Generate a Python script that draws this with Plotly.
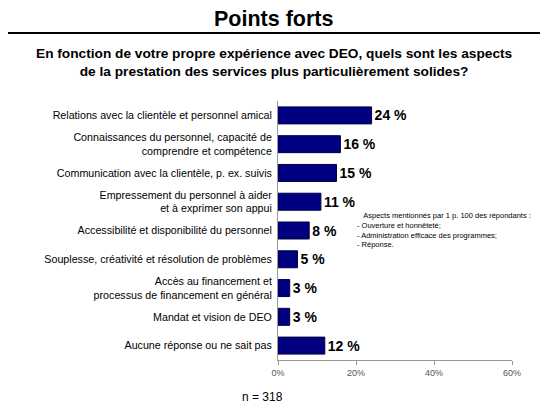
import plotly.graph_objects as go

categories = [
    "Relations avec la clientèle et personnel amical",
    "Connaissances du personnel, capacité de<br>comprendre et compétence",
    "Communication avec la clientèle, p. ex. suivis",
    "Empressement du personnel à aider<br>et à exprimer son appui",
    "Accessibilité et disponibilité du personnel",
    "Souplesse, créativité et résolution de problèmes",
    "Accès au financement et<br>processus de financement en général",
    "Mandat et vision de DEO",
    "Aucune réponse ou ne sait pas",
]
values = [24, 16, 15, 11, 8, 5, 3, 3, 12]
tick_vals = [0, 20, 40, 60]
tick_text = ["0%", "20%", "40%", "60%"]
note_lines = [
    "&nbsp;&nbsp;&nbsp;Aspects mentionnés par 1 p. 100 des répondants :",
    "- Ouverture et honnêteté;",
    "- Administration efficace des programmes;",
    "- Réponse.",
]

# zone du graphique dans la page (la page ajoute 8 px de marge au body)
PL, PT, PR, PB = 278, 101, 512, 360
OFF = 8


def px(x):
    return (x - PL) / (PR - PL)


def py(y):
    return 1 - (y - PT) / (PB - PT)


fig = go.Figure(go.Bar(
    x=values,
    y=categories,
    orientation="h",
    marker=dict(color="#000080", line=dict(color="#000040", width=1)),
    text=[f"{v} %" for v in values],
    textposition="outside",
    textfont=dict(family="Liberation Sans, Arial", size=14, color="black", weight="bold"),
    cliponaxis=False,
))

W, H = 548 - OFF, 411 - OFF
fig.update_layout(
    width=W, height=H,
    margin=dict(l=PL - OFF, r=W - (PR - OFF), t=PT - OFF, b=H - (PB - OFF), autoexpand=False),
    paper_bgcolor="white", plot_bgcolor="white",
    bargap=0.41,
    showlegend=False,
    font=dict(family="Liberation Sans, Arial", size=11, color="black"),
)
fig.update_yaxes(
    autorange="reversed",
    showline=True, linecolor="#999999", linewidth=1,
    ticks="", ticklabelstandoff=3,
    tickfont=dict(size=10.7),
)
fig.update_xaxes(
    range=[0, 60], tickvals=tick_vals, ticktext=tick_text,
    showgrid=False, zeroline=False,
    showline=True, linecolor="#999999", linewidth=1,
    ticks="outside", ticklen=4, tickcolor="#999999",
    tickfont=dict(size=9, color="#555555"),
)

# titre, ligne et sous-titre
fig.add_annotation(
    text="<b>Points forts</b>", showarrow=False,
    xref="paper", yref="paper", x=px(273), y=py(19),
    xanchor="center", yanchor="middle", font=dict(size=21.5),
)
fig.add_shape(type="line", xref="paper", yref="paper",
              x0=px(0), x1=px(560), y0=py(33), y1=py(33),
              line=dict(color="black", width=2))
fig.add_annotation(
    text="<b>En fonction de votre propre expérience avec DEO, quels sont les aspects<br>"
         "de la prestation des services plus particulièrement solides?</b>",
    showarrow=False, xref="paper", yref="paper",
    x=px(274), y=py(62),
    xanchor="center", yanchor="middle", font=dict(size=13.7),
)
fig.add_annotation(
    text="<br>".join(note_lines), showarrow=False, xref="paper", yref="paper",
    align="left", x=px(355), y=py(230), xanchor="left", yanchor="middle",
    font=dict(size=7.5),
)
fig.add_annotation(
    text="n = 318", showarrow=False, xref="paper", yref="paper",
    x=px(262), y=py(397),
    xanchor="center", yanchor="middle", font=dict(size=12),
)

fig.write_html("out.html")
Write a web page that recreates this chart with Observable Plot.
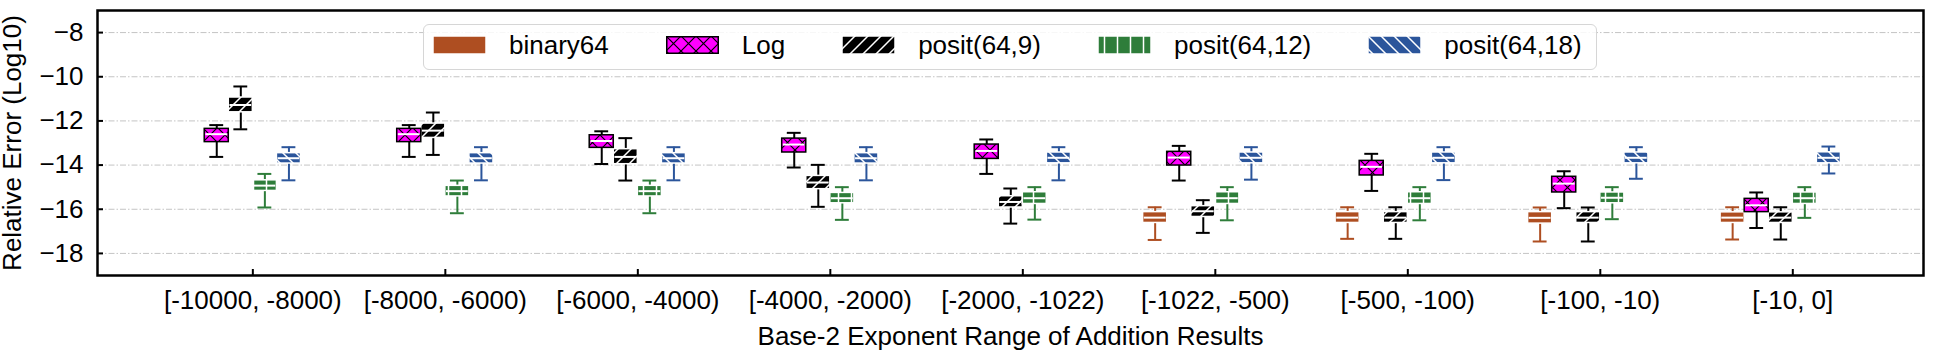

■ **TASK OBJECTIVE**:
Which lines hold the string "that"? Copy all of them from the data above.

■ **EXERCISE OUTPUT**:
Generate a Python script that draws this with Plotly.
Write a web page that recreates this chart with Observable Plot.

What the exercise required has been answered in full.